すると、ドラム内でアジャスターの歯車が1つ動いて、「カチッ」とアジャスターレバーでロックされる音がします。
これで歯車1つ分だけアジャスターが広がり、シュークリアランスが小さくなります。
マイナスドライバーでの作業だと、カムが傷ついて最終的には回せなくなりそうです。
出来れば専用工具を使う方が安全です。
以下の作業を繰り返していきます。
ドラムブレーキ調整作業
- ハンドブレーキを引き戻してブレーキシューをドラム中央に寄せる
- 手でドラムを回転させて摩擦音を聴き取る
- ブレーキアジャスターを回してクリアランスを小さくする
途中段階で摩擦音が聴こえていても、ハンドブレーキを引き戻してドラムを回転させると音がしなくなるので、引き続きアジャスターを回してシュークリアランスをギリギリまで小さくしていきます。
最終的には、これ以上クリアランスを小さくすることが出来なくなるため、ハンドブレーキを引き戻してドラムを回転させても、「シュッ、シュッ、シュッ」と常に摩擦音がする状態になれば調整作業は終了です。
どの程度までクリアランスを小さくしていくかは、個人の判断によると思います。
私はドラム1回転につき摩擦音1回程度で作業を終えています。
「シュッー」と継続して摩擦音が鳴り続けるのは、ブレーキ引きずりの原因になると考え、そこまでシビアに詰めていません。
パーキングブレーキワイヤー調整
ハンドブレーキの引きしろは、パーキングブレーキワイヤーの長さを調整します。
この作業は、前述したドラムブレーキ調整が適正に行われていることが大前提です。
ドラムブレーキを分解する前にハンドブレーキの引きしろに問題無ければ、この作業は必要無いはずです。
組立て・調整作業の後に引きしろに問題があれば、別の箇所に問題がある可能性が高いです。
自分はパーキングブレーキワイヤーの長さを調整した経験はありません。
むやみに触る箇所ではないと思います。
ハンドブレーキのあるコンソールボックスを取り外します。
前方と両サイドそれぞれにプラネジ2本ずつ、後方カドリンクップ置きにネジ1本の計5か所で固定されています。
シートとの隙間が狭いのでシートを外す必要があるかと思いましたが、助手席側サイドのプラネジは外さなくてもコンソールボックスを持ち上げれば外せます。
コンソールボックスをハンドブレーキレバーに上手く通しても外せますが、コンソールボックスは分解することが出来ます。
パーキングブレーキワイヤーはハンドブレーキイコライザーに固定されています。
ナットを緩めてハンドブレーキイコライザーを前後に動かし、ワイヤーの長さを調整することが出来るようになっています。

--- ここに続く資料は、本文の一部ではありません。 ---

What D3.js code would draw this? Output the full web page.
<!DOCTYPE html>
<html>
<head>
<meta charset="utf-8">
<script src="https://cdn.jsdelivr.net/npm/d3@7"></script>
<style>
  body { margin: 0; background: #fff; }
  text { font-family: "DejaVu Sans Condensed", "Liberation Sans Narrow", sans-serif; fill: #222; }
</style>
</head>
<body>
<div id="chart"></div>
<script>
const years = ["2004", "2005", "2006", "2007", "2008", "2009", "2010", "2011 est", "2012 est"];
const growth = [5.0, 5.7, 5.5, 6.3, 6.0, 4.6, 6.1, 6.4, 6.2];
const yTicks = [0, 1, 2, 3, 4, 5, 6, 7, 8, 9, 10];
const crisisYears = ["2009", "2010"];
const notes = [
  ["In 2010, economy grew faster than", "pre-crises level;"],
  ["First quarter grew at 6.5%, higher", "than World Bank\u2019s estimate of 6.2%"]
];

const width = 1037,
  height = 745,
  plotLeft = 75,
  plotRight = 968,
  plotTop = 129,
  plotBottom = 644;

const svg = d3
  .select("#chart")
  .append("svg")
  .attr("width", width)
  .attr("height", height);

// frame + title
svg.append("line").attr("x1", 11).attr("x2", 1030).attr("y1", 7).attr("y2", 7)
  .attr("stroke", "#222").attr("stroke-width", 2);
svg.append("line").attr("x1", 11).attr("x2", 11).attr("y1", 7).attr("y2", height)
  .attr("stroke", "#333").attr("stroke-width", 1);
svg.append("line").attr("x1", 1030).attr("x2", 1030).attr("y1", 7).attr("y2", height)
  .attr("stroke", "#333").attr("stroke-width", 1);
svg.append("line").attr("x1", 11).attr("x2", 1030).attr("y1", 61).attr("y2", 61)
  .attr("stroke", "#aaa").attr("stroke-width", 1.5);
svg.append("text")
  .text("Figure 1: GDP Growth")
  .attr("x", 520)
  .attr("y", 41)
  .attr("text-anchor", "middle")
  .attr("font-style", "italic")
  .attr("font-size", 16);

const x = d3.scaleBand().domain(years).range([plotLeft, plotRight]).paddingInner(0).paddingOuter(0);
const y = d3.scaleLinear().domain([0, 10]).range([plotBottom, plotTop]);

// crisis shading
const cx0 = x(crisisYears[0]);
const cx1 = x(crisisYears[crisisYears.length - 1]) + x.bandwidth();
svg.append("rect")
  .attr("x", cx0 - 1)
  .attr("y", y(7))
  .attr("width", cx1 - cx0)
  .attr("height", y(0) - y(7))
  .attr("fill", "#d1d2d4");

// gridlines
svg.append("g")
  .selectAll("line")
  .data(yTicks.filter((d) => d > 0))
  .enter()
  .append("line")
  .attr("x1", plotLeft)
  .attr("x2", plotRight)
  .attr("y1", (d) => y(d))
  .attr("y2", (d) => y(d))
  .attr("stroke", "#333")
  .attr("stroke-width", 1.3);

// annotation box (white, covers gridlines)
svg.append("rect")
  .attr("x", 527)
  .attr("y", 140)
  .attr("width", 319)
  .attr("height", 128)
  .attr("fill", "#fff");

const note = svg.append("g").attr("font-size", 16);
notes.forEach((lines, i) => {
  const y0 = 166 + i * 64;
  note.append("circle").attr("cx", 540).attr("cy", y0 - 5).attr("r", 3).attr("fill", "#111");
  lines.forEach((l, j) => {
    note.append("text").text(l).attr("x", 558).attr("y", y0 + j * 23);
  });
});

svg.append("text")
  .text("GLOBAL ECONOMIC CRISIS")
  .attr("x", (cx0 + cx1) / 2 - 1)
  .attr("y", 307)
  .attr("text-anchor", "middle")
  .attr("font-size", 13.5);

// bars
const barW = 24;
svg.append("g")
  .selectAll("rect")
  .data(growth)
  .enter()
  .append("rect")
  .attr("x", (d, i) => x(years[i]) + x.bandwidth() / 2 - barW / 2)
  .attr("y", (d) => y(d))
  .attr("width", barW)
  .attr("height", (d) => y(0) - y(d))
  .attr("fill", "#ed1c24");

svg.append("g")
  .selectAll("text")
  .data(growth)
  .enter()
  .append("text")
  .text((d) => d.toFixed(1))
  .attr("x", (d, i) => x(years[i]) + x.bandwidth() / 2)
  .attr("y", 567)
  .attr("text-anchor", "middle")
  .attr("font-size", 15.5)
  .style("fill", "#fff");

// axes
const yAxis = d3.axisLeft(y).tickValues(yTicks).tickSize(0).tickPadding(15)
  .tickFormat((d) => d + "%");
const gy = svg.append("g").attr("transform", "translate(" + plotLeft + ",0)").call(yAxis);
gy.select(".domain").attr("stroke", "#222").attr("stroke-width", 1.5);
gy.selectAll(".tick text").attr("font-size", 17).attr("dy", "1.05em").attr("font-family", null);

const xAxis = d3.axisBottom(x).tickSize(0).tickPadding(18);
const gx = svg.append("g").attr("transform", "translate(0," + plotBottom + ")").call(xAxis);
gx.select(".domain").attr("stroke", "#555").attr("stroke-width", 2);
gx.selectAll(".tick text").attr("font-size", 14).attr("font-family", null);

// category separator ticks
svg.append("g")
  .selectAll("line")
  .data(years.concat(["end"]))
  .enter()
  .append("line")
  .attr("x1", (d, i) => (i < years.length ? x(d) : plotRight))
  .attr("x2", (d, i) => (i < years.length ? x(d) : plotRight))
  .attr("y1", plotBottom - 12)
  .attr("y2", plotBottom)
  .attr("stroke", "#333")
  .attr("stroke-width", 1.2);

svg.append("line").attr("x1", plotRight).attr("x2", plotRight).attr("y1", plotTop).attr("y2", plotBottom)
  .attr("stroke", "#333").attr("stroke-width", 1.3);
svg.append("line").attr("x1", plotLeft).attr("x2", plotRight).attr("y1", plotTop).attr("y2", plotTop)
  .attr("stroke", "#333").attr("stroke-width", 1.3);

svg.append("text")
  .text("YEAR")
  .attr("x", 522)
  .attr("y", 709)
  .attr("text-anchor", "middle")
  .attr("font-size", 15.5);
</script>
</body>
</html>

引きしろが多い場合はナットを締め、少ない場合は緩めます。
どの車も、遊びが3~5ノッチくらいが平均で、詰めすぎると常にサイドブレーキがかかった状態になるので要注意です。
構造上、左右のワイヤーを別々に調整出来ないようで、ハンドブレーキイコライザーがどちらかに傾いていれば、ワイヤーが伸びてしまっている可能性があります。